Même constat pour Stéphan Bourcieu, directeur de Burgundy School of Business : « Le bachelor repose sur un mode de fonctionnement très différent de celui des universités. Mais il s’inscrit parfaitement dans le cursus LMD, même si nous ne sommes pas autorisés à l’appeler licence. Et il s’agit bien du modèle européen, plus que du ­bachelor anglo-saxon. » Rien d’étonnant, donc, si l’offre ne cesse de s’étoffer. Dans les écoles notamment, où les effectifs grimpent. Toulouse Business School compte 1 660 inscrits dans son bachelor ; Skema, autour de 1 500 ; Kedge, environ 1 700. Le BBA de l’Essec accueille près de 2 000 élèves et l’ESCP Europe vient de ­lancer le sien.

Des collaboration possibles

Cet essor rapide du bachelor contrarie les responsables universitaires, qui tiennent à conserver leur mainmise sur la licence, diplôme reconnu par l’Etat, comme sur le diplôme national de master. « Derrière le côté tendance du terme bachelor, il n’y a parfois pas grand-chose de solide », lâche François Germinet, président de la commission formation/insertion professionnelle à la Conférence des présidents d’université (CPU) et président de l’université de Cergy-Pontoise.

« Nous ne refusons pas que des bachelors puissent accéder au grade de ­licence, dans le cadre des politiques de site, avec les universités. »

Pour autant, la CPU ne ferme pas la porte à des collaborations avec les écoles sur ces programmes. L’ESC Troyes et l’université de Reims-Champagne-Ardenne ont ainsi créé un double diplôme DU et bachelor en œnotourisme, ­entièrement en anglais. « Nous ne refusons pas que des bachelors puissent accéder au grade de ­licence, dans le cadre des politiques de site, avec les universités, assure François Germinet.
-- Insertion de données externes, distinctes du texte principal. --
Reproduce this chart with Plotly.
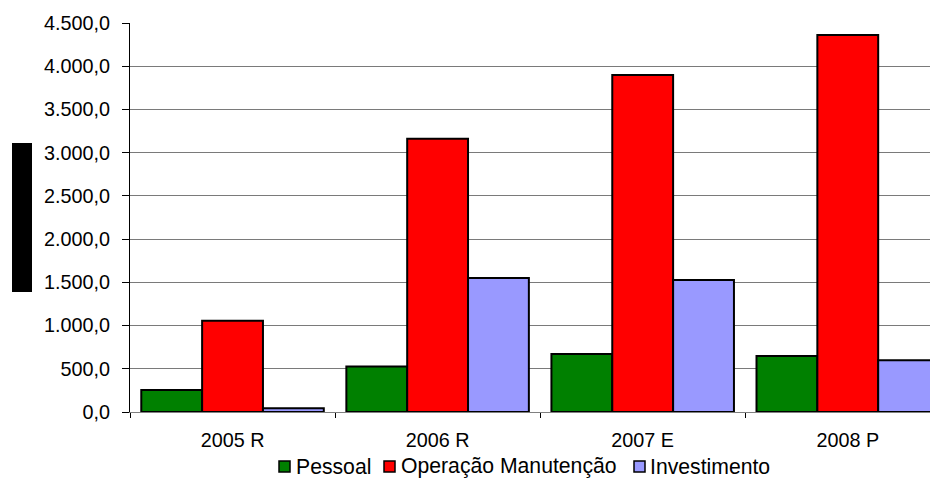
import plotly.graph_objects as go

categories = ["2005 R", "2006 R", "2007 E", "2008 P"]
pessoal = [255, 525, 670, 648]
operacao = [1057, 3160, 3898, 4362]
investimento = [43, 1550, 1528, 598]
series_names = ["Pessoal", "Operação Manutenção", "Investimento"]
colors = ["#008000", "#FF0000", "#9999FF"]

FONT = "Liberation Sans, Arial, sans-serif"
FS = 19.8
FS_LEG = 21.2

# the page body adds an 8px offset; figure is sized to the visible area
OFF = 8
W, H = 938 - OFF, 479 - OFF

fig = go.Figure()
for name, vals, col in zip(series_names, [pessoal, operacao, investimento], colors):
    fig.add_trace(go.Bar(
        x=categories, y=vals, name=name, showlegend=False,
        marker=dict(color=col, line=dict(color="black", width=2)),
    ))

# plot area in page pixels: x 130..938, y 23..412
L, R, T, B = 130, 938, 23, 412
def px(x):
    return (x - L) / (R - L)
def py(y):
    return (B - y) / (B - T)

# custom legend (layout positions, page pixels)
sq_left = [279, 384, 634]
txt_left = [296, 401, 650]
shapes = [dict(type="rect", xref="paper", yref="paper", x0=px(12), x1=px(32),
               y0=py(292), y1=py(143), fillcolor="black", line=dict(width=0))]
annotations = []
for name, col, sx, tx in zip(series_names, colors, sq_left, txt_left):
    shapes.append(dict(type="rect", xref="paper", yref="paper",
                       x0=px(sx), x1=px(sx + 11), y0=py(472), y1=py(461),
                       fillcolor=col, line=dict(color="black", width=1.5)))
    annotations.append(dict(text=name, xref="paper", yref="paper", x=px(tx - 2),
                            y=py(466), xanchor="left", yanchor="middle",
                            showarrow=False, font=dict(family=FONT, size=FS_LEG, color="black")))

fig.update_layout(
    width=W, height=H,
    margin=dict(l=L - OFF, r=0, t=T - OFF, b=H - (B - OFF)),
    paper_bgcolor="white", plot_bgcolor="white",
    barmode="group", bargap=0.11, bargroupgap=0,
    separators=",.",
    font=dict(family=FONT, size=FS, color="black"),
    showlegend=False,
    xaxis=dict(range=[-0.5, 3.44], showline=True, linecolor="#808080", linewidth=1,
               ticks="outside", tickson="boundaries", ticklen=5, tickcolor="black",
               ticklabelstandoff=10,
               showgrid=False, tickfont=dict(size=FS)),
    yaxis=dict(range=[0, 4500], dtick=500, tickformat=",.1f", showline=True,
               linecolor="black", linewidth=1, ticks="outside", ticklen=7,
               tickcolor="black", ticklabelstandoff=8,
               showgrid=True, gridcolor="#7a7a7a", gridwidth=1,
               zeroline=False, tickfont=dict(size=FS)),
    shapes=shapes,
    annotations=annotations,
)

fig.write_html("out.html")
Ce ­cursus peut être un complément intelligent à l’offre de licence, par exemple pour des publics spéci­fiques comme les bacs pro. »
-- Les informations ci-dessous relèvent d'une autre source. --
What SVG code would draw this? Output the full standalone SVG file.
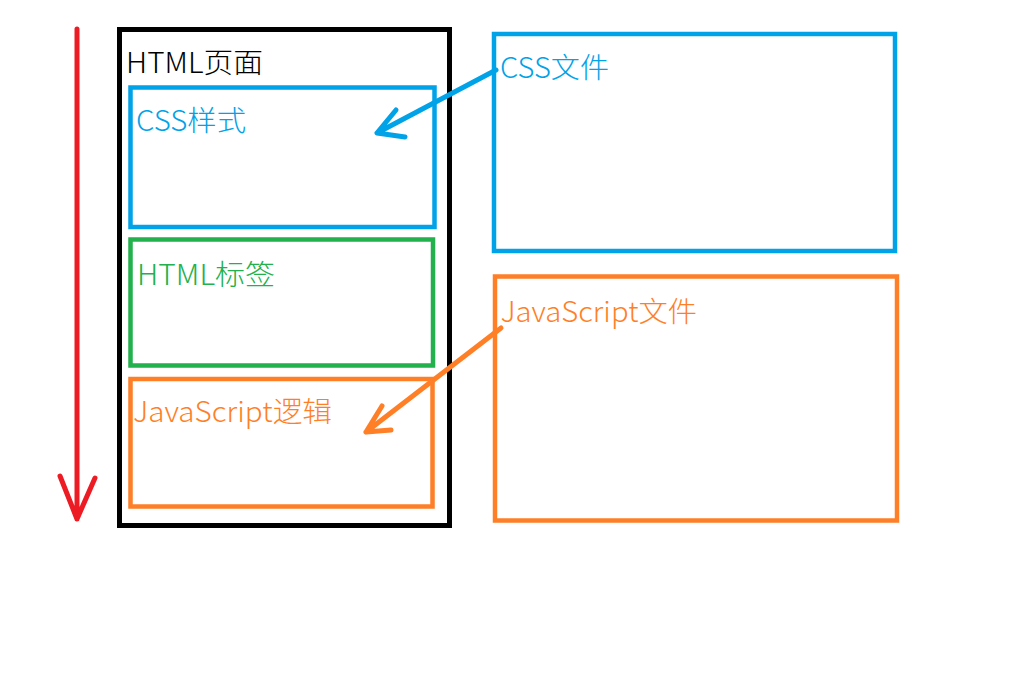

La licence doit devenir plus attractive

Mais, pour la CPU, la licence doit devenir plus attractive. La ­réforme de l’accès à l’université, qui a été votée en première lecture au ­Parlement, doit être suivie d’un arrêté licence, qui permettra notamment aux étudiants d’opter pour des cursus « modulaires ». « Nous travaillons aussi sur des parcours plus spécialisés, voire professionnalisants, qui pourront être suivis juste après le bac ou un peu plus tard », précise François Germinet. Reste une certitude : entre bachelor et licence, il est urgent de clarifier l’offre de programmes et de mieux expliquer les parcours. Sur ce point, universités et grandes écoles s’accordent.